El desarrollo espiritual depende, por un lado, de que tengamos una relación
viva con nuestro Padre Universal y, por otro, de nuestro crecimiento continuo
en los frutos del espíritu a medida que servimos a nuestros semejantes. El
progreso espiritual se basa en el reconocimiento intelectual de nuestra pobreza
espiritual unido a la conciencia personal de la sed de perfección, el deseo de
conocer a Dios y de parecerse a él, nuestro propósito sincero de hacer la
voluntad del Padre que está en los cielos.
El crecimiento espiritual es, en primer lugar, un despertar a las
necesidades, luego un discernimiento de los significados y, finalmente, un
descubrimiento de los valores espirituales. La prueba del verdadero desarrollo
espiritual de la persona se manifiesta en su motivación al amor, al servicio desinteresado
y a la adoración sincera a los ideales de perfección de la divinidad. Todas
estas vivencias constituyen la realidad de la religión, en contraste con las
simples creencias teológicas.
La religión puede progresar hasta ese nivel en el que nuestras vivencias se
convierten en un modo inteligente e iluminado de acercarnos espiritualmente al
universo. Esa religión glorificada tiene
su acción en tres niveles distintos de la persona humana: el material, el
mental y el espiritual –en nuestra alma y en nuestra relación con el espíritu
interior–.
La espiritualidad muestra nuestra proximidad a Dios y la medida de nuestro
servicio al prójimo. La espiritualidad realza
nuestra aptitud para descubrir la belleza en las cosas, para reconocer la
verdad en los significados y para descubrir la bondad en los valores. El
desarrollo espiritual está determinado por nuestra capacidad para llevarlo a
cabo y hace que eliminemos los elementos egoístas del
amor.
El verdadero estado espiritual representa la medida en la que nos hemos
aproximado a Dios, la armonización con nuestro espíritu interior. Conseguir una
espiritualidad plena equivale a alcanzar el máximo de realidad, el máximo de
semejanza con Dios. La vida eterna es la búsqueda interminable de los valores
infinitos.
La meta de la autorrealización humana debería ser espiritual, no material.
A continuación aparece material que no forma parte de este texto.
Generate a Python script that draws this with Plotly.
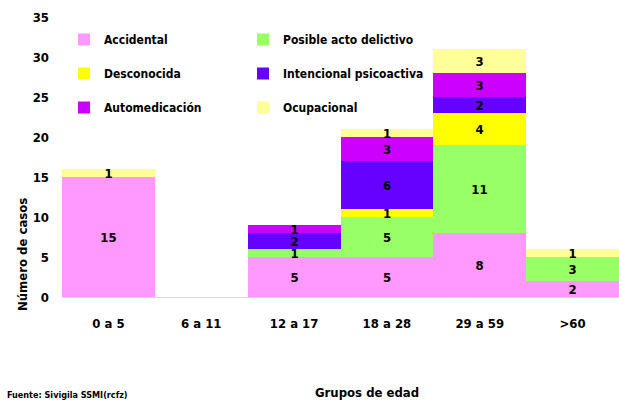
import plotly.graph_objects as go

grupos = ["0 a 5", "6 a 11", "12 a 17", "18 a 28", "29 a 59", ">60"]

accidental = [15, 0, 5, 5, 8, 2]
posible_acto = [0, 0, 1, 5, 11, 3]
desconocida = [0, 0, 0, 1, 4, 0]
intencional = [0, 0, 2, 6, 2, 0]
automedicacion = [0, 0, 1, 3, 3, 0]
ocupacional = [1, 0, 0, 1, 3, 1]

series = [
    ("Accidental", accidental, "#FF99FF", "legend"),
    ("Posible acto delictivo", posible_acto, "#99FF66", "legend2"),
    ("Desconocida", desconocida, "#FFFF00", "legend"),
    ("Intencional psicoactiva", intencional, "#6600FF", "legend2"),
    ("Automedicación", automedicacion, "#CC00FF", "legend"),
    ("Ocupacional", ocupacional, "#FFFF99", "legend2"),
]

FONT = "DejaVu Sans Condensed, Liberation Sans Narrow, Liberation Sans, Arial"


def f(size):
    return dict(family=FONT, size=size, color="black", weight="bold")


fig = go.Figure()
for nombre, vals, color, leg in series:
    fig.add_trace(go.Bar(
        name=nombre,
        x=grupos,
        y=[v if v else None for v in vals],
        text=[str(v) if v else "" for v in vals],
        textposition="inside",
        textangle=0,
        insidetextanchor="middle",
        constraintext="none",
        textfont=f(13),
        marker=dict(color=color, line=dict(width=0)),
        legend=leg,
        legendgroup=nombre,
        cliponaxis=False,
    ))

legend_common = dict(
    bgcolor="rgba(0,0,0,0)",
    font=f(12),
    traceorder="grouped",
    tracegroupgap=15,
    itemwidth=30,
    xanchor="left",
    yanchor="top",
)

# plot area in pixels: x 62..619, y 17..297
ph, pw = 280.0, 557.0

fig.update_layout(
    barmode="stack",
    bargap=0,
    width=619,
    height=400,
    margin=dict(l=62, r=0, t=17, b=103),
    plot_bgcolor="white",
    paper_bgcolor="white",
    font=f(13),
    legend=dict(x=(64 - 62) / pw, y=(297 - 25) / ph, **legend_common),
    legend2=dict(x=(243 - 62) / pw, y=(297 - 25) / ph, **legend_common),
    xaxis=dict(
        showline=True,
        linecolor="#D9D9D9",
        linewidth=1,
        ticks="",
        tickfont=f(13),
        ticklabelstandoff=14,
    ),
    yaxis=dict(
        range=[0, 35],
        dtick=5,
        showgrid=False,
        zeroline=False,
        showline=False,
        tickfont=f(13),
        ticklabelstandoff=12,
    ),
    annotations=[
        dict(text="Número de casos", textangle=-90,
             x=(22 - 62) / pw, y=(297 - 255) / ph, xanchor="center", yanchor="middle",
             xref="paper", yref="paper", showarrow=False, font=f(13)),
        dict(text="Grupos de edad",
             x=(367 - 62) / pw, y=(297 - 392) / ph, xanchor="center", yanchor="middle",
             xref="paper", yref="paper", showarrow=False, font=f(13)),
        dict(text="Fuente: Sivigila SSMI(rcfz)",
             x=(5 - 62) / pw, y=(297 - 395) / ph, xanchor="left", yanchor="middle",
             xref="paper", yref="paper", showarrow=False, font=f(9)),
    ],
)

fig.write_html("out.html", config={"displayModeBar": False},
               post_script="document.body.style.margin='0';")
Las únicas realidades por las que vale la pena luchar son divinas, espirituales
y eternas. El hombre tiene derecho al disfrute de los placeres físicos y a la
satisfacción de los afectos humanos; se beneficia de las relaciones humanas y de
las instituciones temporales. Pero éstas no son los cimientos eternos sobre los
que ha de construir su persona inmortal que deberá trascender el espacio,
vencer el tiempo y alcanzar el destino eterno de la perfección divina y del
servicio final.
Jesús describió la profunda seguridad del mortal que conoce a Dios cuando
dijo: “No temáis a los que matan el cuerpo pero el alma no pueden matar”. Así
podemos decir confiadamente: "El Señor es mi ayudador; no temeré”. Las seguridades temporales son vulnerables,
pero las certezas espirituales son inquebrantables. Cuando las mareas de la
adversidad, el egoísmo, la crueldad, el odio, la maldad y los celos humanos
sacuden el alma de los mortales, podéis tener la seguridad de que existe un
bastión interior, la ciudadela del espíritu, que es absolutamente inexpugnable;
al menos esto es cierto para todo ser humano que ha confiado la custodia de su
alma al espíritu interior del Dios eterno.
Después de este logro espiritual, conseguido por
medio de un crecimiento progresivo, se
produce una nueva orientación de nuestra persona al igual que el desarrollo de
una nueva escala de valores. Estas personas nacidas del espíritu tienen renovadas
motivaciones en la vida que les hace guardar la tranquilidad mientras perecen
sus aspiraciones más queridas y se derrumban sus esperanzas más profundas;
saben positivamente que estas experiencias negativas no son más que crisis que destruyen
sus creaciones temporales y preludian la edificación de realidades más nobles y
duraderas y de un nivel nuevo y más sublime de espiritualidad.